======== Supplied material ========

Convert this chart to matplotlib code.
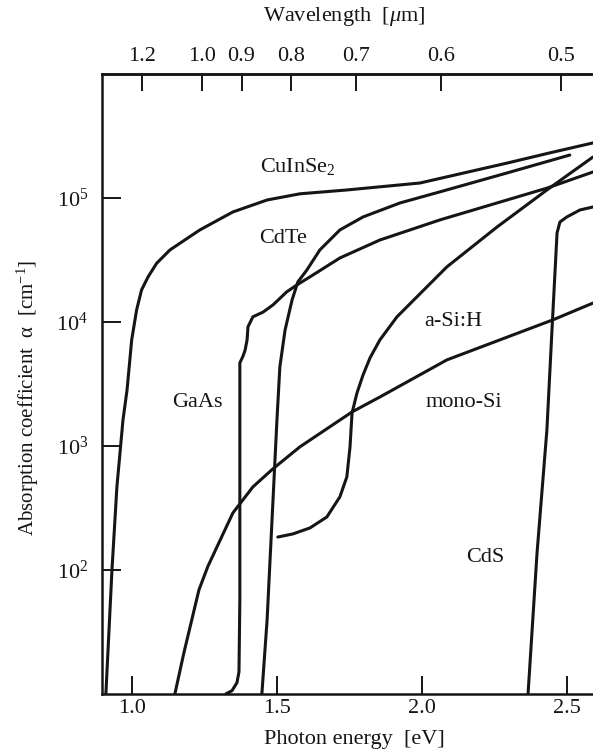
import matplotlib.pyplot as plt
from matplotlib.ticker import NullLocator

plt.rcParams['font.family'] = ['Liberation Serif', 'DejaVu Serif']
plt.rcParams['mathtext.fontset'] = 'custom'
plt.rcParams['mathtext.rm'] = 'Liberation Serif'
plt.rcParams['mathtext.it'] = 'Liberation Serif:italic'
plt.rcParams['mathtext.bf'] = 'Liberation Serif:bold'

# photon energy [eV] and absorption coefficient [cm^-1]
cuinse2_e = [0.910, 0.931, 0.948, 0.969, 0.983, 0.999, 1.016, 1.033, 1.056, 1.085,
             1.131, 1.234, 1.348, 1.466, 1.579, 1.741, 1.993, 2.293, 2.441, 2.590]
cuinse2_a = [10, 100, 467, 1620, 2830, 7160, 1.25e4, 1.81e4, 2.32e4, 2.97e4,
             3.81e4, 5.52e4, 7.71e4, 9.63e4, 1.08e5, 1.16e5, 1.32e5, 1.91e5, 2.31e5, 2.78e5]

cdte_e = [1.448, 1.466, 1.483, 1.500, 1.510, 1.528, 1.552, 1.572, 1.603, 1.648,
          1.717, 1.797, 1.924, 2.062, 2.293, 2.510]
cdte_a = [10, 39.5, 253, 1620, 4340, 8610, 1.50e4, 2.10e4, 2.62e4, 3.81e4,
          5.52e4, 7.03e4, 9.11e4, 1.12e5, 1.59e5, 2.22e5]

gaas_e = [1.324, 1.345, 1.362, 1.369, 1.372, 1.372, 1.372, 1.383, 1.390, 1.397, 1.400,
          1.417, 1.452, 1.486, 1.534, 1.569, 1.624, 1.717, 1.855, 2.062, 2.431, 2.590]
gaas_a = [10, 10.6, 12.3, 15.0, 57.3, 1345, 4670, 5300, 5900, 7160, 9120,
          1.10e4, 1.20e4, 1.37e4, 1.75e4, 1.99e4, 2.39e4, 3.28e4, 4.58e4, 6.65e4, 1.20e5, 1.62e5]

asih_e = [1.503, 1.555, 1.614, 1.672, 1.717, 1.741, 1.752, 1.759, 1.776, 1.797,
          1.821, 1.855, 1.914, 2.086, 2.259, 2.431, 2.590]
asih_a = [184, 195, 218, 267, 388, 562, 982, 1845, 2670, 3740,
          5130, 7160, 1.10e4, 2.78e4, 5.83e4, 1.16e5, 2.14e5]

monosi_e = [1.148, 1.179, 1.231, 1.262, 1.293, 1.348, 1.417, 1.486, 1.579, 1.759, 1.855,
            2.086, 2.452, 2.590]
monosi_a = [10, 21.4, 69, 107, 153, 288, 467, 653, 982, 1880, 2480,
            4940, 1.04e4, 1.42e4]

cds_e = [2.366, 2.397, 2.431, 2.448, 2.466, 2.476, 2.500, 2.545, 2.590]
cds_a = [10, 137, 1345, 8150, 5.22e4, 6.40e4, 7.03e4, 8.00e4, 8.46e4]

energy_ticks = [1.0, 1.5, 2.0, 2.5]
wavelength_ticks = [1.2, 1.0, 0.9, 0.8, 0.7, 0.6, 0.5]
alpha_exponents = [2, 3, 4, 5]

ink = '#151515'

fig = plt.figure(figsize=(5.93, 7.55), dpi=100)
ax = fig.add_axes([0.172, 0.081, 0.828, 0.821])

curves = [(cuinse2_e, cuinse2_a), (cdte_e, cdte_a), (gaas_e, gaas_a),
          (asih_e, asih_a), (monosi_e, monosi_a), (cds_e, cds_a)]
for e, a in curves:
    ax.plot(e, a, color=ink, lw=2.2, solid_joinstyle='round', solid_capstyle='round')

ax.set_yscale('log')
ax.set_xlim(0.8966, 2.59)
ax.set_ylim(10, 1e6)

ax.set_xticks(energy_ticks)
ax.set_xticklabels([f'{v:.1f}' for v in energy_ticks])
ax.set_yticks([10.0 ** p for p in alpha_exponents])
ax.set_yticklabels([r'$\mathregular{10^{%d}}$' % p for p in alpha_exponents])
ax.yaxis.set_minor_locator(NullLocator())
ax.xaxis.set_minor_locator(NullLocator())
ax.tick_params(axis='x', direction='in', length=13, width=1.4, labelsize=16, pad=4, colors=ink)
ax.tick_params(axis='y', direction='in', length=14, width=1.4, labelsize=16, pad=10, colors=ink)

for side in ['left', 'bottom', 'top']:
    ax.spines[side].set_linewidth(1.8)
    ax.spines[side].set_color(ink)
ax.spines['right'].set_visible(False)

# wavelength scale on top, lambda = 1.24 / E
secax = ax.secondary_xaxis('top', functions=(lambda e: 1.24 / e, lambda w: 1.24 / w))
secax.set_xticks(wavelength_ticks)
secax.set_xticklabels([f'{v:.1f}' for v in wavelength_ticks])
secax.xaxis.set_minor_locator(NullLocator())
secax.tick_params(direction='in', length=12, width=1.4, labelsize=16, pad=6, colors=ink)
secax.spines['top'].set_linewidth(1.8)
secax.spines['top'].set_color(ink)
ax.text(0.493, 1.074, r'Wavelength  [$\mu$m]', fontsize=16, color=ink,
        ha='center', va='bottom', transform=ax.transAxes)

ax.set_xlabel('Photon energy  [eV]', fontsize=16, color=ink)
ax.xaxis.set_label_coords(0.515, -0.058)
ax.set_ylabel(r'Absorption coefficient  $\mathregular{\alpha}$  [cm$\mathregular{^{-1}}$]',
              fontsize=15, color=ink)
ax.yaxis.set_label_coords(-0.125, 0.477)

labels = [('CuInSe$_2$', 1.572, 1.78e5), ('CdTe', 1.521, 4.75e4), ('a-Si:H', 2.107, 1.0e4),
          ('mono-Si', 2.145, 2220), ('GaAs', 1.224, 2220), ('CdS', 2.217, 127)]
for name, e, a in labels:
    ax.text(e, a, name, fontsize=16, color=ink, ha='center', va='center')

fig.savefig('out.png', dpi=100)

========

### Task brief
Repeat only the lines between the start of the data and the line with "plt.rcParams['mathtext.bf'] = 'Liberation", including those two lines, and skip the pictures.

### Solution to this task
Convert this chart to matplotlib code.
import matplotlib.pyplot as plt
from matplotlib.ticker import NullLocator

plt.rcParams['font.family'] = ['Liberation Serif', 'DejaVu Serif']
plt.rcParams['mathtext.fontset'] = 'custom'
plt.rcParams['mathtext.rm'] = 'Liberation Serif'
plt.rcParams['mathtext.it'] = 'Liberation Serif:italic'
plt.rcParams['mathtext.bf'] = 'Liberation Serif:bold'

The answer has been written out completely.